- Bangweulu Solar Power Station
- Country: Zambia
- Location: Kafue District, Lusaka Province
- Coordinates: 15°30′42″S 28°25′54″E﻿ / ﻿15.51167°S 28.43167°E
- Status: Operational
- Commission date: 11 March 2019
- Construction cost: US$60 million
- Owner: Bangweulu Power Company Limited
- Operator: Bangweulu Power Company Limited

Solar farm
- Type: Standard PV;

Thermal power station
- Primary fuel: Solar

Power generation
- Nameplate capacity: 54 MW (72,000 hp)

= Bangweulu Solar Power Station =

Solar farm in Zambia

Bangweulu Solar Power Station (BSPS), is a 54 MW solar power plant in Zambia. The solar farm that was commercially commissioned in March 2019, was developed and is owned by a consortium comprising Neoen, a French IPP, Industrial Development Corporation of Zambia (IDC Zambia), a government parastatal company and First Solar, a US-based solar panel manufacturer. The power station cost US$60 million to develop.

==Location==
The power plant is located in the Lusaka South Multi-Facility Economic Zone, in Kafue District, in Lusaka Province, approximately 25 km, by road, southeast of the central business district of Lusaka, the capital of Zambia and the largest city in that country. BSPS its on 52 ha of real estate. The geographical coordinates of Bangweulu Solar Power Station are 15°30'42.0"S, 28°25'54.0"E (Latitude:-15.511667; Longitude:28.431667), just north of the Ngonye Solar Power Station.

==Overview==
The Government of Zambia, through IDC Zambia, working with the World Bank Group, as part of the bank's program "Scaling Solar", awarded the tender to develop this power station to Neoen, a French independent power producer. The American solar panel manufacturer First Solar Inc. was selected to manufacture and supply the solar panels for the power station.

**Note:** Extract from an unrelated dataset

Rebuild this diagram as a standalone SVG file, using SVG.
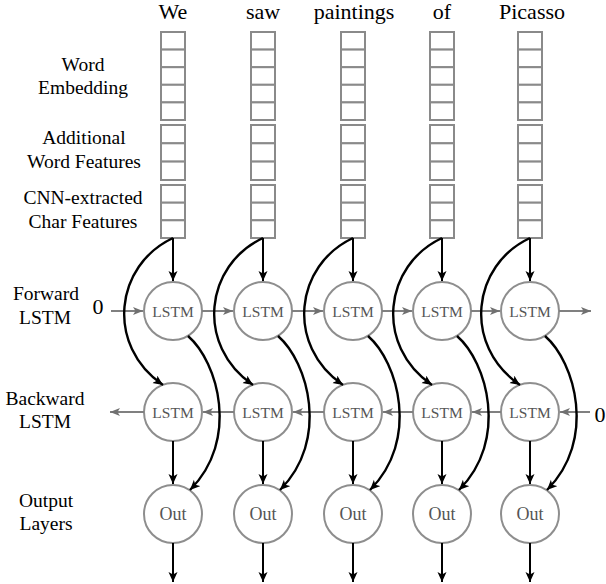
<svg xmlns="http://www.w3.org/2000/svg" width="606" height="584" viewBox="0 0 606 584">
<style>
.bg{fill:#fff}
.cell{fill:#fff;stroke:#8a8a8a;stroke-width:2}
.node{fill:#fff;stroke:#8e8e8e;stroke-width:2}
.gline{stroke:#808080;stroke-width:2;fill:none;marker-end:url(#ga)}
.bline{stroke:#000;stroke-width:2;fill:none;marker-end:url(#ba)}
.bcurve{stroke:#000;stroke-width:2.4;fill:none;marker-end:url(#ba)}
</style>
<defs>
<marker id="ba" markerUnits="userSpaceOnUse" markerWidth="12" markerHeight="10" refX="10" refY="4.5" orient="auto">
<path d="M0,0 L10,4.5 L0,9 L2.5,4.5 Z" fill="#000"/>
</marker>
<marker id="ga" markerUnits="userSpaceOnUse" markerWidth="12" markerHeight="10" refX="10" refY="4" orient="auto">
<path d="M0,0 L10,4 L0,8 L2.5,4 Z" fill="#707070"/>
</marker>
<g id="col">
<rect class="cell" x="-12" y="32" width="24" height="17.6"/>
<rect class="cell" x="-12" y="49.6" width="24" height="17.6"/>
<rect class="cell" x="-12" y="67.2" width="24" height="17.6"/>
<rect class="cell" x="-12" y="84.8" width="24" height="17.6"/>
<rect class="cell" x="-12" y="102.4" width="24" height="17.6"/>
<rect class="cell" x="-12" y="125" width="24" height="18.3"/>
<rect class="cell" x="-12" y="143.3" width="24" height="18.3"/>
<rect class="cell" x="-12" y="161.6" width="24" height="18.4"/>
<rect class="cell" x="-12" y="185" width="24" height="17.7"/>
<rect class="cell" x="-12" y="202.7" width="24" height="17.6"/>
<rect class="cell" x="-12" y="220.3" width="24" height="17.7"/>
</g>
</defs>
<rect class="bg" x="0" y="0" width="606" height="584"/>

<g id="labels" fill="#000" text-anchor="middle">
<text x="173" y="19" font-family="Liberation Serif" font-size="22">We</text>
<text x="263" y="19" font-family="Liberation Serif" font-size="22">saw</text>
<text x="354" y="19" font-family="Liberation Serif" font-size="22">paintings</text>
<text x="442" y="19" font-family="Liberation Serif" font-size="22">of</text>
<text x="532" y="19" font-family="Liberation Serif" font-size="22">Picasso</text>
<text x="98" y="314" font-family="Liberation Serif" font-size="22">0</text>
<text x="600" y="422" font-family="Liberation Serif" font-size="22">0</text>
<text x="83" y="71" font-family="Liberation Serif" font-size="19.5">Word</text>
<text x="83" y="94" font-family="Liberation Serif" font-size="19.5">Embedding</text>
<text x="84" y="144" font-family="Liberation Serif" font-size="19.5">Additional</text>
<text x="84" y="168" font-family="Liberation Serif" font-size="19.5">Word Features</text>
<text x="83" y="204" font-family="Liberation Serif" font-size="19.5">CNN-extracted</text>
<text x="83" y="228" font-family="Liberation Serif" font-size="19.5">Char Features</text>
<text x="46" y="300" font-family="Liberation Serif" font-size="19.5">Forward</text>
<text x="45" y="324" font-family="Liberation Serif" font-size="19.5">LSTM</text>
<text x="45" y="405" font-family="Liberation Serif" font-size="19.5">Backward</text>
<text x="45" y="428" font-family="Liberation Serif" font-size="19.5">LSTM</text>
<text x="46" y="507" font-family="Liberation Serif" font-size="19.5">Output</text>
<text x="46" y="530" font-family="Liberation Serif" font-size="19.5">Layers</text>
</g>

<g id="features">
<use href="#col" x="173"/>
<use href="#col" x="263"/>
<use href="#col" x="353"/>
<use href="#col" x="442"/>
<use href="#col" x="530"/>
</g>

<g id="fwd-lstm" fill="#555" text-anchor="middle">
<g id="f1"><circle class="node" cx="173" cy="311" r="29"/><text x="173" y="316.5" font-family="Liberation Serif" font-size="15.5">LSTM</text></g>
<g id="f2"><circle class="node" cx="263" cy="311" r="29"/><text x="263" y="316.5" font-family="Liberation Serif" font-size="15.5">LSTM</text></g>
<g id="f3"><circle class="node" cx="353" cy="311" r="29"/><text x="353" y="316.5" font-family="Liberation Serif" font-size="15.5">LSTM</text></g>
<g id="f4"><circle class="node" cx="442" cy="311" r="29"/><text x="442" y="316.5" font-family="Liberation Serif" font-size="15.5">LSTM</text></g>
<g id="f5"><circle class="node" cx="530" cy="311" r="29"/><text x="530" y="316.5" font-family="Liberation Serif" font-size="15.5">LSTM</text></g>
</g>
<g id="bwd-lstm" fill="#555" text-anchor="middle">
<g id="b1"><circle class="node" cx="173" cy="412" r="29"/><text x="173" y="417.5" font-family="Liberation Serif" font-size="15.5">LSTM</text></g>
<g id="b2"><circle class="node" cx="263" cy="412" r="29"/><text x="263" y="417.5" font-family="Liberation Serif" font-size="15.5">LSTM</text></g>
<g id="b3"><circle class="node" cx="353" cy="412" r="29"/><text x="353" y="417.5" font-family="Liberation Serif" font-size="15.5">LSTM</text></g>
<g id="b4"><circle class="node" cx="442" cy="412" r="29"/><text x="442" y="417.5" font-family="Liberation Serif" font-size="15.5">LSTM</text></g>
<g id="b5"><circle class="node" cx="530" cy="412" r="29"/><text x="530" y="417.5" font-family="Liberation Serif" font-size="15.5">LSTM</text></g>
</g>
<g id="outputs" fill="#555" text-anchor="middle">
<g id="o1"><circle class="node" cx="173" cy="514" r="29"/><text x="173" y="520" font-family="Liberation Serif" font-size="18">Out</text></g>
<g id="o2"><circle class="node" cx="263" cy="514" r="29"/><text x="263" y="520" font-family="Liberation Serif" font-size="18">Out</text></g>
<g id="o3"><circle class="node" cx="353" cy="514" r="29"/><text x="353" y="520" font-family="Liberation Serif" font-size="18">Out</text></g>
<g id="o4"><circle class="node" cx="442" cy="514" r="29"/><text x="442" y="520" font-family="Liberation Serif" font-size="18">Out</text></g>
<g id="o5"><circle class="node" cx="530" cy="514" r="29"/><text x="530" y="520" font-family="Liberation Serif" font-size="18">Out</text></g>
</g>

<g id="connectors">
<line class="gline" x1="111" y1="311" x2="143" y2="311"/>
<line class="gline" x1="202" y1="311" x2="233" y2="311"/>
<line class="gline" x1="292" y1="311" x2="323" y2="311"/>
<line class="gline" x1="382" y1="311" x2="412" y2="311"/>
<line class="gline" x1="471" y1="311" x2="500" y2="311"/>
<line class="gline" x1="559" y1="311" x2="591" y2="311"/>
<line class="gline" x1="590" y1="412" x2="560" y2="412"/>
<line class="gline" x1="501" y1="412" x2="472" y2="412"/>
<line class="gline" x1="413" y1="412" x2="383" y2="412"/>
<line class="gline" x1="324" y1="412" x2="293" y2="412"/>
<line class="gline" x1="234" y1="412" x2="203" y2="412"/>
<line class="gline" x1="144" y1="412" x2="110" y2="412"/>
<line class="bline" x1="173" y1="238" x2="173" y2="281"/>
<line class="bline" x1="263" y1="238" x2="263" y2="281"/>
<line class="bline" x1="353" y1="238" x2="353" y2="281"/>
<line class="bline" x1="442" y1="238" x2="442" y2="281"/>
<line class="bline" x1="530" y1="238" x2="530" y2="281"/>
<path class="bcurve" d="M173,238 C115,265 105,345 163,385"/>
<path class="bcurve" d="M263,238 C205,265 195,345 253,385"/>
<path class="bcurve" d="M353,238 C295,265 285,345 343,385"/>
<path class="bcurve" d="M442,238 C384,265 374,345 432,385"/>
<path class="bcurve" d="M530,238 C472,265 462,345 520,385"/>
<path class="bcurve" d="M188,336 C218,362 240,440 190,490"/>
<path class="bcurve" d="M278,336 C308,362 330,440 280,490"/>
<path class="bcurve" d="M368,336 C398,362 420,440 370,490"/>
<path class="bcurve" d="M457,336 C487,362 509,440 459,490"/>
<path class="bcurve" d="M545,336 C575,362 597,440 547,490"/>
<line class="bline" x1="173" y1="441" x2="173" y2="484"/>
<line class="bline" x1="263" y1="441" x2="263" y2="484"/>
<line class="bline" x1="353" y1="441" x2="353" y2="484"/>
<line class="bline" x1="442" y1="441" x2="442" y2="484"/>
<line class="bline" x1="530" y1="441" x2="530" y2="484"/>
<line class="bline" x1="173" y1="543" x2="173" y2="582"/>
<line class="bline" x1="263" y1="543" x2="263" y2="582"/>
<line class="bline" x1="353" y1="543" x2="353" y2="582"/>
<line class="bline" x1="442" y1="543" x2="442" y2="582"/>
<line class="bline" x1="530" y1="543" x2="530" y2="582"/>
</g>
</svg>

The power generated here is purchased by Zambia Electricity Supply Corporation Limited (ZESCO) under a 25-year power purchase agreement executed between ZESCO and Neoen at US$0.0602 per kWh.

==Ownership==
This power station is owned by a consortium whose members are illustrated in the table below. The members of the consortium formed a special purpose vehicle company Bangweulu Power Company Limited, which operates and maintains the power station.

Bangweulu Power Company Limited Ownership
| Rank | Shareholder | Domicile | Notes |
|---|---|---|---|
| 1 | Neoen | France |  |
| 2 | First Solar | United States |  |
| 3 | IDC Zambia | Zambia |  |

==Funding, construction and timeline==
This renewable energy infrastructure development project received a grant of US$2 million, from the United States Agency for International Development (USAID).

The International Finance Corporation (IFC), and the Overseas Private Investment Corporation (formerly OPIC, now DFC), jointly lent US$39 million to the consortium of owner/developers of BSPS.

The EPC contract was awarded to Sterling & Wilson, an engineering and Construction company, based in India. Construction started in December 2017, with commercial commissioning taking place in March 2019.